Innovative energy network will use water smartly to heat and cool LSBU buildings
22 March 2016
The Balanced Energy Network (BEN) is a pioneering energy network that will use heat pumps to extract heat from water circulating between buildings to disperse heat to other buildings and transfer cold water to buildings needing cooling.
A consortium of cross-sector partners led by renewable energy firm ICAX in partnership with London South Bank University (LSBU) has been awarded a £2.9 million grant by Innovate UK, the UK’s innovation agency, towards this £4 million project to build BEN on the University’s campus. The network will help LSBU save energy and reduce costs without emitting carbon dioxide on-site or any other environmentally damaging gas.
Only 2% of the UK’s built environment heating demand is currently delivered by heat networks. The Government is aiming to increase this capacity to 15-25% by 2050 by encouraging organisations from different sectors to come together to develop new low energy supply networks through Innovate UK’s competition.
The consortium’s ambition is to demonstrate how ‘cold water heat networks’ might become the ‘Intranet of heat’, enabling communities across the UK to develop economic heat sharing networks. BEN will transfer solar heat collected in the summer into thermal energy to be stored in the ground through autumn until it is needed to heat buildings in the winter without burning fossil fuels. This process will be controlled virtually and allows heat pumps to respond to low price supply when the grid has surplus electricity.

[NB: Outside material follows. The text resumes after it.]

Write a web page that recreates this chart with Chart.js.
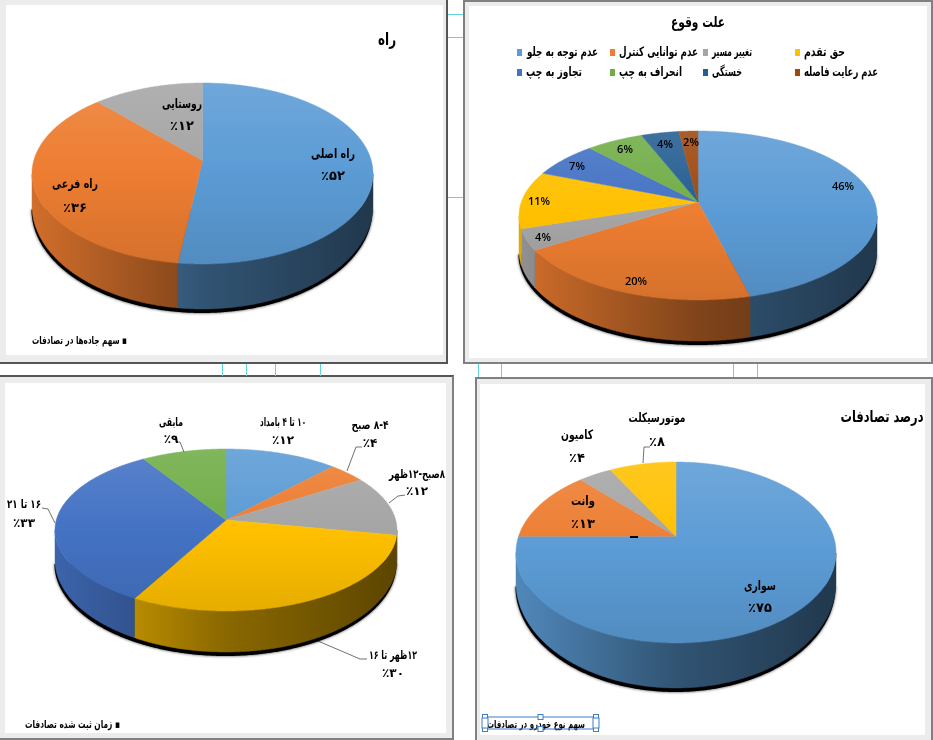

Construction is now underway. BEN is being developed by ICAX with support from LSBU’s Centre for Efficient and Renewable Energy in Buildings (CEREB) in collaboration with a range of consortium partners including the Greater London Authority, Mixergy and Terra Firma Ground Investigation.
The project will also incorporate several partners’ innovative technologies:
Upside Energy’s cloud-based software creates a ‘virtual energy store’ which allows energy surpluses to be sold back to the grid and allows heat pumps to respond to low price signals when the grid has surplus electricity.
A leading industrial refrigeration company is developing compact heat pumps capable of delivering high temperatures to large buildings.
Carbon-negative technology company Origen Power is working with Cranfield University to provide a new energy generating product that removes carbon dioxide from the atmosphere.
“BEN will answer the Energy Trilemma by providing a mechanism for transferring heat from buildings that require cooling to buildings that require heating – thus providing a ‘heat sharing dividend’ to both buildings, and to the planet,” said Mark Hewitt, Director of ICAX.
“We are delighted to have the opportunity of extending CEREB’s teaching and research functions in the built environment to community scale by creating an exemplar 4th Generation district heat network on site to demonstrate what can be achieved through intelligent design,” said Professor Andy Ford, Director of CEREB and Professor of Building Systems Engineering.
“LSBU is committed to working with innovative companies to help create a more sustainable future for society. BEN is another example of how our academic experts collaborate with leading-edge industry partners to drive innovation and help our planet,” said Howard Thomas, Head of LSBU’s Sustainable Communities Institute.